** Begin Given material **
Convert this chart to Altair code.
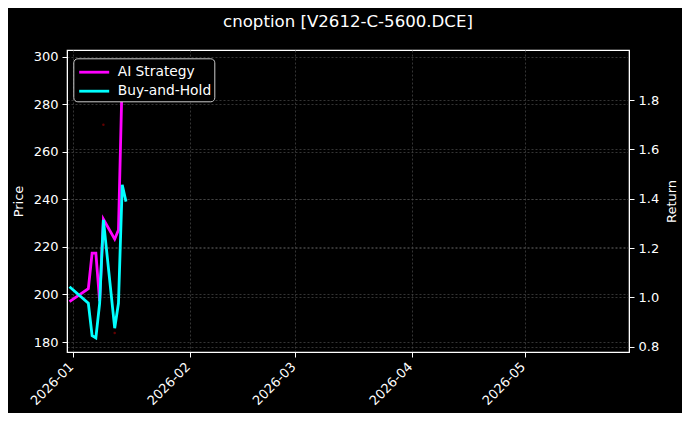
import altair as alt
import pandas as pd

# data
dates = ["2025-12-31", "2026-01-05", "2026-01-06", "2026-01-07", "2026-01-08",
         "2026-01-09", "2026-01-12", "2026-01-13", "2026-01-14", "2026-01-15"]
ai_strategy = [0.983, 1.035, 1.179, 1.179, 0.985, 1.317, 1.236, 1.273, 1.90, 1.947]
buy_hold = [1.043, 0.976, 0.845, 0.836, 0.976, 1.314, 0.875, 0.976, 1.456, 1.388]

signal_dates = ["2026-01-09", "2026-01-12"]
signal_prices = [271.4, 183.8]

month_ticks = [1, 2, 3, 4, 5]
price_ticks = [180, 200, 220, 240, 260, 280, 300]
return_ticks = [0.8, 1.0, 1.2, 1.4, 1.6, 1.8]

returns = pd.DataFrame({
    "date": [d + "T00:00:00" for d in dates] * 2,
    "value": ai_strategy + buy_hold,
    "series": ["AI Strategy"] * len(dates) + ["Buy-and-Hold"] * len(dates),
})
signals = pd.DataFrame({
    "date": [d + "T00:00:00" for d in signal_dates],
    "price": signal_prices,
})

font = "DejaVu Sans"
grid = dict(grid=True, gridColor="#4a4a4a", gridDash=[2, 2], gridWidth=0.7)

x_enc = alt.X(
    "date:T",
    scale=alt.Scale(domain=[alt.DateTime(year=2025, month=12, date=30, hours=8),
                            alt.DateTime(year=2026, month=5, date=28, hours=14)]),
    axis=alt.Axis(
        values=[alt.DateTime(year=2026, month=m, date=1) for m in month_ticks],
        format="%Y-%m", labelAngle=315, labelAlign="right", labelBaseline="top",
        labelOffset=-6.5, labelPadding=3, title=None, **grid,
    ),
)

price_layer = alt.Chart(signals).mark_circle(size=6, color="#8b0000", opacity=0.7).encode(
    x=x_enc,
    y=alt.Y("price:Q", scale=alt.Scale(domain=[175.8, 302.9], nice=False, zero=False),
            axis=alt.Axis(orient="left", values=price_ticks, title="Price", titlePadding=8, **grid)),
)

return_layer = alt.Chart(returns).mark_line(strokeWidth=2.8).encode(
    x=x_enc,
    y=alt.Y("value:Q", scale=alt.Scale(domain=[0.7785, 2.003], nice=False, zero=False),
            axis=alt.Axis(orient="right", values=return_ticks, format=".1f",
                          title="Return", titleAngle=270, titleBaseline="top",
                          titlePadding=7, **grid)),
    color=alt.Color(
        "series:N",
        scale=alt.Scale(domain=["AI Strategy", "Buy-and-Hold"], range=["#ff00ff", "#00ffff"]),
        legend=alt.Legend(
            title=None, orient="none", legendX=6.3, legendY=8.3,
            fillColor="#000000", strokeColor="#cccccc", cornerRadius=4, padding=2.4,
            symbolType="M-1.5,0L1.5,0", symbolSize=400, symbolStrokeWidth=2.8,
            symbolOffset=7, labelOffset=12, labelExpr="datum.label + ' '",
            labelFontSize=13.8, labelColor="white", labelFont=font, rowPadding=0,
        ),
    ),
)

chart = (
    alt.layer(price_layer, return_layer)
    .resolve_scale(y="independent")
    .properties(
        width=562, height=302,
        autosize=alt.AutoSizeParams(type="none"),
        padding={"left": 59, "top": 42, "right": 53, "bottom": 61},
        title=alt.TitleParams("cnoption [V2612-C-5600.DCE]", fontSize=16.6, fontWeight="normal",
                              color="white", font=font, offset=19),
    )
    .configure(background="black")
    .configure_view(stroke="white", strokeWidth=1.2)
    .configure_axis(
        domainColor="white", tickColor="white", tickSize=5, labelColor="white",
        labelFont=font, labelFontSize=13, titleColor="white", titleFont=font,
        titleFontSize=13, titleFontWeight="normal", labelPadding=4,
    )
)

chart.save("out.html", embed_options={"renderer": "svg", "actions": False})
** End Given material **
■ Do this
Reproduce the data above word for word from its first line through the line that holds "signal_prices = [271.4, 183.8]", both ends included; skip pictures.

■ Written solution
Convert this chart to Altair code.
import altair as alt
import pandas as pd

# data
dates = ["2025-12-31", "2026-01-05", "2026-01-06", "2026-01-07", "2026-01-08",
         "2026-01-09", "2026-01-12", "2026-01-13", "2026-01-14", "2026-01-15"]
ai_strategy = [0.983, 1.035, 1.179, 1.179, 0.985, 1.317, 1.236, 1.273, 1.90, 1.947]
buy_hold = [1.043, 0.976, 0.845, 0.836, 0.976, 1.314, 0.875, 0.976, 1.456, 1.388]

signal_dates = ["2026-01-09", "2026-01-12"]
signal_prices = [271.4, 183.8]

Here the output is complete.